Oklahoma Senate Passes Bill Lowering Petition for Newly-Qualifying Parties from 5% to 3%

On the afternoon of April 22, the Oklahoma Senate passed HB 2181. As amended earlier in the Senate Rules Committee, it lowers the petition for a newly-qualifying party from 5% of the last vote cast, to 3% of the last gubernatorial vote.

The bill already passed the House at 1%. Now it goes back to the House, which is expected to approve the Senate version of the bill. Assuming the bill is signed into law, the number of signatures in 2016 for a newly-qualifying party will fall from 41,242 valid signatures to 24,745. The number of signatures in 2018 would also be 24,745. In 2014 the requirement had been 66,744.

The vote on the Senate floor was 37-4. Thanks to Wes Benedict for this news.

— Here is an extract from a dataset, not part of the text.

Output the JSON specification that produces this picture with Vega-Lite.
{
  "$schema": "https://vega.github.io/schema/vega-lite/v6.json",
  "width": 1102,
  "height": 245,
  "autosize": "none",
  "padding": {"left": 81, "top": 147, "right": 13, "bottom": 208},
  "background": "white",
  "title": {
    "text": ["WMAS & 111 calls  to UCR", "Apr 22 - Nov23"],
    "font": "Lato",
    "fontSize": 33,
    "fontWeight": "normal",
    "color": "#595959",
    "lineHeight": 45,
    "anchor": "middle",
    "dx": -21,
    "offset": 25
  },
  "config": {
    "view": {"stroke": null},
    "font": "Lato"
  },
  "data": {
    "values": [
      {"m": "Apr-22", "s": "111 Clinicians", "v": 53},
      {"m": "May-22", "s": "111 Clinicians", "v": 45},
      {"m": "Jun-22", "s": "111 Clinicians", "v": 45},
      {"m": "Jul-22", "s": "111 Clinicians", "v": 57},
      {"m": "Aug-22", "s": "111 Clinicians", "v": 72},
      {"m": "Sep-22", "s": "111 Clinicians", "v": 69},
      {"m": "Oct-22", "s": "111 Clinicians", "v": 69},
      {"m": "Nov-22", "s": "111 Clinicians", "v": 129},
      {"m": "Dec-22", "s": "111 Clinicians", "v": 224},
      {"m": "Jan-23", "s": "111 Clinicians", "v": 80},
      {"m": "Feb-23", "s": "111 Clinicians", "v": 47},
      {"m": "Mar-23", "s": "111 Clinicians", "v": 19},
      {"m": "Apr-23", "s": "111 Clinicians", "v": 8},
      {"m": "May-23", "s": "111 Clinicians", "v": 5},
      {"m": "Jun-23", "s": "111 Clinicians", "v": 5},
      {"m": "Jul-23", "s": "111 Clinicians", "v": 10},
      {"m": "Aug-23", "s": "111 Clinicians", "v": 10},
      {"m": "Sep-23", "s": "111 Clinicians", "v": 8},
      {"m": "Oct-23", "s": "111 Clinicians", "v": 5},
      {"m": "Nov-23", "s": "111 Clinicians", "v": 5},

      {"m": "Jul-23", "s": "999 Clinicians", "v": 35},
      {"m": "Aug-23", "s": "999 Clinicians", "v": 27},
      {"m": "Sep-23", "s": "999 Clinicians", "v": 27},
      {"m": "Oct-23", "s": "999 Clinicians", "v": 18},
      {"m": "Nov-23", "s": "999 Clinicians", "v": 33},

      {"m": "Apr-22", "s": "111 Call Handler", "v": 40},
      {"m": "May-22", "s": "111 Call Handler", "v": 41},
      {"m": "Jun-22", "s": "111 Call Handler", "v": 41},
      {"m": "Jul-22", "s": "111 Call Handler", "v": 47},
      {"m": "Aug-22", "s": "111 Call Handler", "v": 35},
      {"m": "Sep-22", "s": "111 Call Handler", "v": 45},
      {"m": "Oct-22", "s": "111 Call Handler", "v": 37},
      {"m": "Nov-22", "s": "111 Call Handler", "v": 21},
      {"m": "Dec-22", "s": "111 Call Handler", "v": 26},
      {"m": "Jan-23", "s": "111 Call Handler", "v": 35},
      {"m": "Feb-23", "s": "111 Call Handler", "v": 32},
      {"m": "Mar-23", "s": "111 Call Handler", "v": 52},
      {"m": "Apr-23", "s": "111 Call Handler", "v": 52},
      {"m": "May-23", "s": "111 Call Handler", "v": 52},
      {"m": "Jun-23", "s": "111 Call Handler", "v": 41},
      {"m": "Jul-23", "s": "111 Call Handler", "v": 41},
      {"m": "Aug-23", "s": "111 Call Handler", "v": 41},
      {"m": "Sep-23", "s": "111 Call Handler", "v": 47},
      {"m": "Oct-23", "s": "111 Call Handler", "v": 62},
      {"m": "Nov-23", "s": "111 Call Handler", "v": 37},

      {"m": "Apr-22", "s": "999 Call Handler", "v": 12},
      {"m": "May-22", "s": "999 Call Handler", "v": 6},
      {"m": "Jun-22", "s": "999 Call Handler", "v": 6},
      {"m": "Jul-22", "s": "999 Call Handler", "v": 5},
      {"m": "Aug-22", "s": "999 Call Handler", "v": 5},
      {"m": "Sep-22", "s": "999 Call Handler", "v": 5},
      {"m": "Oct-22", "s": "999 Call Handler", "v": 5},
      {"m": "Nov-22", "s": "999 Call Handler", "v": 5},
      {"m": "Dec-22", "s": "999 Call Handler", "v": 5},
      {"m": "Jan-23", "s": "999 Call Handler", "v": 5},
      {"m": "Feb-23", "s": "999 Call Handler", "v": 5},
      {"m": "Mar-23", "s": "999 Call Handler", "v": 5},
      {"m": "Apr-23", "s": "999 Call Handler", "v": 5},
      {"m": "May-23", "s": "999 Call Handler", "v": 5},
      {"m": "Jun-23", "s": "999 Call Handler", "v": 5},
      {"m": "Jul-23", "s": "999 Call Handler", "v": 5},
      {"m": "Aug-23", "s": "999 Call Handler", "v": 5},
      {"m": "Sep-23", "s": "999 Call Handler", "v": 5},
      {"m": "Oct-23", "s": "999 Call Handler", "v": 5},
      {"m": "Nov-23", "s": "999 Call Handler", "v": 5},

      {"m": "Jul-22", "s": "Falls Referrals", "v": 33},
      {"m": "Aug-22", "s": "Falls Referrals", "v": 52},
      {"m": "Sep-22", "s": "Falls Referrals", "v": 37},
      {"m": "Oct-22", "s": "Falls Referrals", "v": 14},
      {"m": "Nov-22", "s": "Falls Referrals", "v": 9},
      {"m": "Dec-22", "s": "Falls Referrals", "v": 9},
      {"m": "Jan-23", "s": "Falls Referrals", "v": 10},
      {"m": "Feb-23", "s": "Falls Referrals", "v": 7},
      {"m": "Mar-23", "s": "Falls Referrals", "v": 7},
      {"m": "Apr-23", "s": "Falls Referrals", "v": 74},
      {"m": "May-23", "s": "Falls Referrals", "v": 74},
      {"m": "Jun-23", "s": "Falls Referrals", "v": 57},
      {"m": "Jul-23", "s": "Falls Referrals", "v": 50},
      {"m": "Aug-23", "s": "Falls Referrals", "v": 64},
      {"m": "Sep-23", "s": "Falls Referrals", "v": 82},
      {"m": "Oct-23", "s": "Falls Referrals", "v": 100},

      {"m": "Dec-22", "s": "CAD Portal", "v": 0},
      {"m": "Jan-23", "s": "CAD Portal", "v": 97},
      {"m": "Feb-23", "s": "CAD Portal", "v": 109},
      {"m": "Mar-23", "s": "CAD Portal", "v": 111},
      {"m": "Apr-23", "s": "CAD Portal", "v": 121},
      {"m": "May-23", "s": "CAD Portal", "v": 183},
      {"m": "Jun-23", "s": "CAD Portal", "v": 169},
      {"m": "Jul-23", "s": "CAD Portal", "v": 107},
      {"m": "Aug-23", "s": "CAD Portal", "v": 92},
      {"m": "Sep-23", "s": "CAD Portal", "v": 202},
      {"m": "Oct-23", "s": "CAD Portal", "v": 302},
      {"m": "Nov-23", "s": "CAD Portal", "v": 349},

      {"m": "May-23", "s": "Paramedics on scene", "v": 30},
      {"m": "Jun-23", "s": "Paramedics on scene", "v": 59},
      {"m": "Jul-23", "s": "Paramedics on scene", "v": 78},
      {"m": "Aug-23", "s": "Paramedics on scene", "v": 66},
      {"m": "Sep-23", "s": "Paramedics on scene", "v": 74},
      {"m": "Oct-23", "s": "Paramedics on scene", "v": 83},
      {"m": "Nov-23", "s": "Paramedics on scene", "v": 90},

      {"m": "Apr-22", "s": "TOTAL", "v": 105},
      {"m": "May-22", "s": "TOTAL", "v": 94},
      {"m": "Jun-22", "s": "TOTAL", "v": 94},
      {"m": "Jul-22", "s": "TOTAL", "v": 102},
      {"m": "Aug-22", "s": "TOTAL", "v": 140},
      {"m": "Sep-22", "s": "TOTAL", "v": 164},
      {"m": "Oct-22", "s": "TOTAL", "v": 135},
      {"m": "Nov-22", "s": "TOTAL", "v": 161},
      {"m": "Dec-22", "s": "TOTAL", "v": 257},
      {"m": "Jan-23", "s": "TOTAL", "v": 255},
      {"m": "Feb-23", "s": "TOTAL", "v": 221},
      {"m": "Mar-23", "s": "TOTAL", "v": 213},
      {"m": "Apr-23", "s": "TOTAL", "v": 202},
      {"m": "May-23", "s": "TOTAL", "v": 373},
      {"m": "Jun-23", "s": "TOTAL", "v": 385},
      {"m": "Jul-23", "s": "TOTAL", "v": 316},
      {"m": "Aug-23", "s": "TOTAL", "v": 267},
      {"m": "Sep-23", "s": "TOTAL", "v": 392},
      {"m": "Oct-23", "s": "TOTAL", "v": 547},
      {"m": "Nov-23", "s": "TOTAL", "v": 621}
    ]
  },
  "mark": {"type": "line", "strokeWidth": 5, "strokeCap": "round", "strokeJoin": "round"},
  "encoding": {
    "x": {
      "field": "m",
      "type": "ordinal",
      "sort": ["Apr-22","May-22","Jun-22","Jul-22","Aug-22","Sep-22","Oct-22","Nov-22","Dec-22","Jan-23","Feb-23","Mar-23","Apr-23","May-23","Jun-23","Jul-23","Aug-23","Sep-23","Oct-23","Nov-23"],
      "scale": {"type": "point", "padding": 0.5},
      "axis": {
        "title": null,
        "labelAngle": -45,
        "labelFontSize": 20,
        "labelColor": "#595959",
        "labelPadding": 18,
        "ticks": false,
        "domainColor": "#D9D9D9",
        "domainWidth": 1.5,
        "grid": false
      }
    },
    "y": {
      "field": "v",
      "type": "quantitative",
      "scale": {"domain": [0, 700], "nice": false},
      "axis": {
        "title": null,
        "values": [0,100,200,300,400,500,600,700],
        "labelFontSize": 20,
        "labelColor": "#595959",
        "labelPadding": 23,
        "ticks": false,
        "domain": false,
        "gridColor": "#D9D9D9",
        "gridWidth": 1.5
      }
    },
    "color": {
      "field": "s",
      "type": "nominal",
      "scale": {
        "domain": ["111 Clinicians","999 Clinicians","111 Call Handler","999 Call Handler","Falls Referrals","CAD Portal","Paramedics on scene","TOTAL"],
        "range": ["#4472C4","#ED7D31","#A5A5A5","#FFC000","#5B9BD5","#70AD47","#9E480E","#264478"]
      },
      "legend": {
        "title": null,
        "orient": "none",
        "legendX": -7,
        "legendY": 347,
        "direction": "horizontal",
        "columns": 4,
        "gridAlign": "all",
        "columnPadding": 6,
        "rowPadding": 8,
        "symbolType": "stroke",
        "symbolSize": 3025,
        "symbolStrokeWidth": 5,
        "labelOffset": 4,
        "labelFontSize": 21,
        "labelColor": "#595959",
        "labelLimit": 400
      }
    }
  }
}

The four Senators who voted “No” are: Mark Allen (R-Spiro), Larry Boggs (R-Wilburton), Ron Sharp (R-Shawnee), and Wayne Shaw (R-Grove).

Alabama House Passes Bill Clarifying Which Felony Convictions Cause Loss of Voting Rights

The Alabama Constitution says that persons convicted of crimes of “moral turpitude” lose the right to vote, but the Constitution does not define “moral turpitude”. Each county has imposed its own definition in the past. On April 21 the Alabama House passed HB 344, which lists 38 types of felonies that disqualify a person from voting. Here is a copy of the bill.

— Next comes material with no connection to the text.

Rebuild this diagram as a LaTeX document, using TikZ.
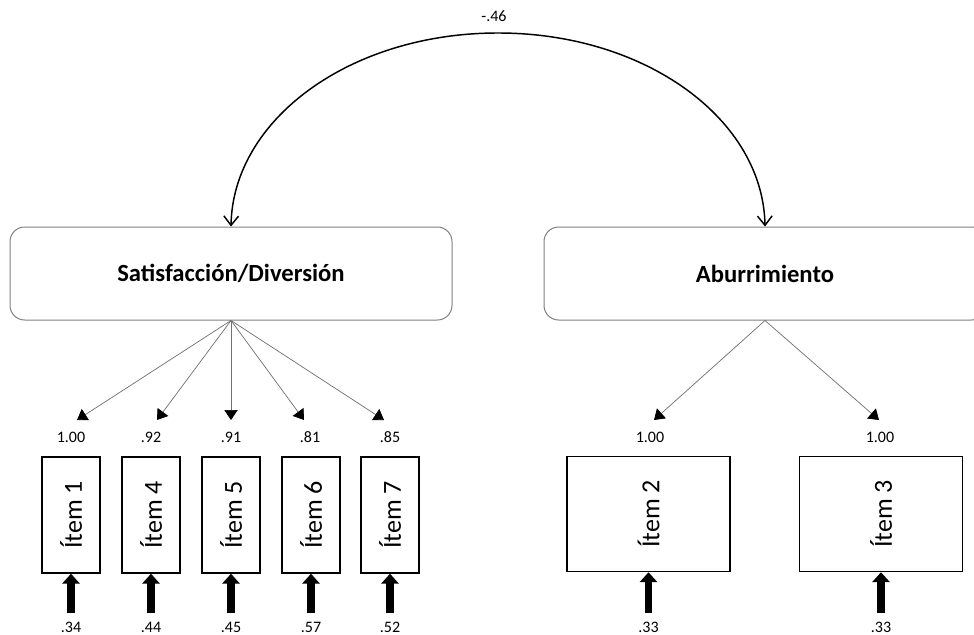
\documentclass[tikz,border=0pt]{standalone}
\usepackage{fontspec}
\setmainfont{Carlito}
\usetikzlibrary{arrows.meta,calc}

\begin{document}
\begin{tikzpicture}[x=0.75pt,y=-0.75pt,
  latent/.style={draw=black!50, line width=0.75pt, rounded corners=11pt,
    minimum width=331.5pt, minimum height=69.75pt, inner sep=0pt,
    font=\fontsize{18.5}{20}\selectfont\bfseries},
  narrowitem/.style={draw=black, line width=1.1pt, minimum width=43.5pt,
    minimum height=87pt, inner sep=0pt, font=\fontsize{19.5}{21}\selectfont},
  wideitem/.style={narrowitem, minimum width=122.25pt, minimum height=86.25pt},
  coef/.style={font=\fontsize{12}{14}\selectfont, inner sep=0pt},
  loading/.style={draw=black!55, line width=0.55pt,
    -{Triangle[length=7.5pt 0 0,width=10pt 0 0,color=black]}},
  errarrow/.style={line width=5.8pt,
    -{Triangle[length=7.5pt 0 0,width=13pt 0 0]}},
  covarrow/.style={line width=1.1pt,
    {Straight Barb[length=7pt 0 0,width=11pt 0 0]}-{Straight Barb[length=7pt 0 0,width=11pt 0 0]}}
]
\useasboundingbox (0,0) rectangle (974,635);

% latent factors
\node[latent] (sat) at (231,273.5) {Satisfacción/Diversión};
\node[latent] (abu) at (765,273.5) {Aburrimiento};

% covariance between the factors
\coordinate (top) at (498,33);
\draw[covarrow] (sat.north) .. controls +(2,-107) and +(-148,0) .. (top)
  .. controls +(148,0) and +(-2,-107) .. (abu.north);
\node[coef] (cov) at (494,16) {-.46};

% observed items
\node[narrowitem] (i1) at (71,515) {\rotatebox{90}{Ítem 1}};
\node[narrowitem] (i4) at (151,515) {\rotatebox{90}{Ítem 4}};
\node[narrowitem] (i5) at (231,515) {\rotatebox{90}{Ítem 5}};
\node[narrowitem] (i6) at (311,515) {\rotatebox{90}{Ítem 6}};
\node[narrowitem] (i7) at (390,515) {\rotatebox{90}{Ítem 7}};
\node[wideitem] (i2) at (648.5,514) {\rotatebox{90}{Ítem 2}};
\node[wideitem] (i3) at (881,514) {\rotatebox{90}{Ítem 3}};

% loading arrow ends
\coordinate (l1) at (77,420);
\coordinate (l4) at (157,420);
\coordinate (l5) at (231,420);
\coordinate (l6) at (304,420);
\coordinate (l7) at (384,420);
\coordinate (l2) at (654,420);
\coordinate (l3) at (879,420);

\foreach \t in {l1,l4,l5,l6,l7} \draw[loading] (sat.south) -- (\t);
\foreach \t in {l2,l3} \draw[loading] (abu.south) -- (\t);

% standardized loadings
\node[coef] (c1) at (71,437) {1.00};
\node[coef] (c4) at (151,437) {.92};
\node[coef] (c5) at (231,437) {.91};
\node[coef] (c6) at (310,437) {.81};
\node[coef] (c7) at (390,437) {.85};
\node[coef] (c2) at (650,437) {1.00};
\node[coef] (c3) at (880,437) {1.00};

% error terms
\foreach \i/\x/\v in {i1/71/.34, i4/151/.44, i5/231/.45, i6/311/.57, i7/390/.52, i2/648.5/.33, i3/881/.33}{
  \coordinate (e\i) at (\x,613);
  \draw[errarrow] (e\i) -- (\i.south);
  \node[coef] (r\i) at (\x,627) {\v};
}
\end{tikzpicture}
\end{document}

Seventh Circuit Hears Oral Argument in Challenge to Limited Voting for Indianapolis Judicial Elections

On March 31, the Seventh Circuit held oral argument in Common Cause of Indiana v Individual Members of the Election Commission, 14-3300. The issue is the Indiana law that says for Indianapolis (Marion County), but no other county, the partisan election for trial court judges shall use limiting voting. No political party may run for more than half the seats that are up.

Although in theory independent candidates and the nominees of minor parties can run for these judicial seats, almost always, the only candidates on the general election ballot are Democrats and Republicans. Since neither of those parties can run for more than half the seats, the voters have no real choice. Typically, 16 judges are to be elected, but there are only eight Democrats and eight Republicans on the ballot, so the outcome of the election is a foregone conclusion.

Limited voting exists in Pennsylvania, Connecticut, and the District of Columbia, but in those places, it exists for government bodies with multiple members, such as city councils or school boards. The Indiana limited voting is different because trial court judges don’t sit together as a multiple-member body. Each judge handles his or her case load as an individual. The voters who challenged the Indiana system argue that voting must be meaningful, and when the typical election has a foregone conclusion, the election is not meaningful. The U.S. District Court in this case had invalidated the system. Here is a link to the oral argument, which lasts 30 minutes. The judges were Michael S. Kanne, a Reagan appointee; Ilana D. Rovner, a Bush Sr. appointee; and U.S. District Court Judge Theresa Springmann, a Bush Jr. appointee from Indiana. Judge Rover dominated the discussion and seems inclined to strike down the system, and to uphold the U.S. District Court decision.

Indianapolis has used limited voting since 2006.